If the brand Kellanova sounds unfamiliar, it’s because it’s the recently spun-off global snack brand from Kellogg’s including Pringles, Cheez-Its and Nutri-Grain. In a recent interview, Salmon detailed the complete array of digital tools the brand is using for everything from employee collaboration to personalized offers driven by data analytics to improving eCommerce conversions.

She was careful to point out that AI has added new capabilities to data analytics and has provided a continuum for the brand as it develops research on eating habits and continues to look for direct-to-customer (D2C) opportunities. According to Harvard Business Review, 24% of brands in all categories added a D2C channel in 2023; 55% of those were in the CPG category.
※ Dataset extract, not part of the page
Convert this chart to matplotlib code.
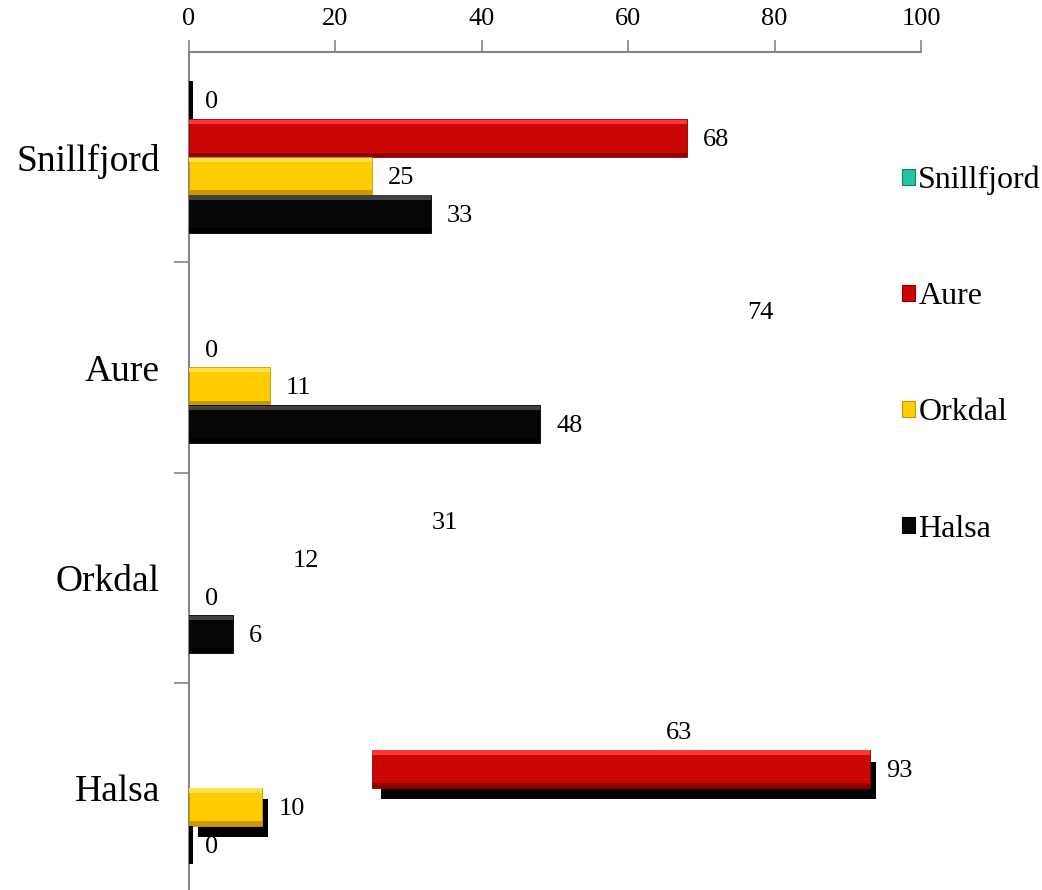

Salmon is just one of several CPG executives who are looking to add some spice back to the D2C market. Mondelez, Coca-Cola and Colgate-Palmolive are among those joining her, all with the stated understanding that digital transformation and the data gleaned from digital marketing efforts continues to change strategies and tactics.

“The move to D2C, underpinned by data-driven insights, heralds a significant transformation,” says analytics firm Quantzig. “Liberated from the confines of traditional supply chains and intermediaries, CPG businesses now harness the power of data analytics and AI to establish direct connections with consumers. This transition is not just about adapting to digitalization; it’s about revolutionizing customer experiences, product offerings, and market strategies. In this age of transformed CPG digital, the company is charting a course through uncharted territory, redefining consumption, production, and customer relationships in profound ways.”

While digital transformation offers opportunities for CPG marketing, it also presents challenges. The digital landscape is highly competitive, with that competition shifting from pricing and product to algorithms, consumer preferences, and technological advancements. Brands must stay agile, continuously adapting their strategies to remain relevant and engaging.

For example, Mondelez’s use of AI is centered around enhancing data to inform consumer engagement, overall business decisioning and adding insights to promotions and loyalty programs.

“In the end, our approach to AI in marketing should deliver significantly higher marketing ROIs for a fraction of the cost of traditional creation,” said Gustavo Valle, Mondelez’s president for North America. “We are also building capabilities with AI models to act as brains and transform and adjust our marketing more broadly across various dimensions.”

Valle’s approach was echoed at several other brands. At Coca-Cola, CFO John Murphy says data is a “never ending optimization” to refresh marketing and marketplace intelligence.

Colgate-Palmolive Chief Analytics and Digital Officer Diana Schildhouse talks about building a “data culture” at the company. Unilever is using AI-driven data and digital processes to change everything from product design to marketing to the supply chain. It’s combining R&D and supply chain data with manufacturing simulations to respond to real-time trends and market changes more quickly, scaling innovations faster than the analog world would allow.

“I firmly believe that science and technology will play a central role in helping innovate for a better future,” says Alberto Prado, Unilever’s Head of R&D Digital & Partnerships. “The combination of digital and leading-edge science is empowering our teams to progress their fields not by years, but by decades.”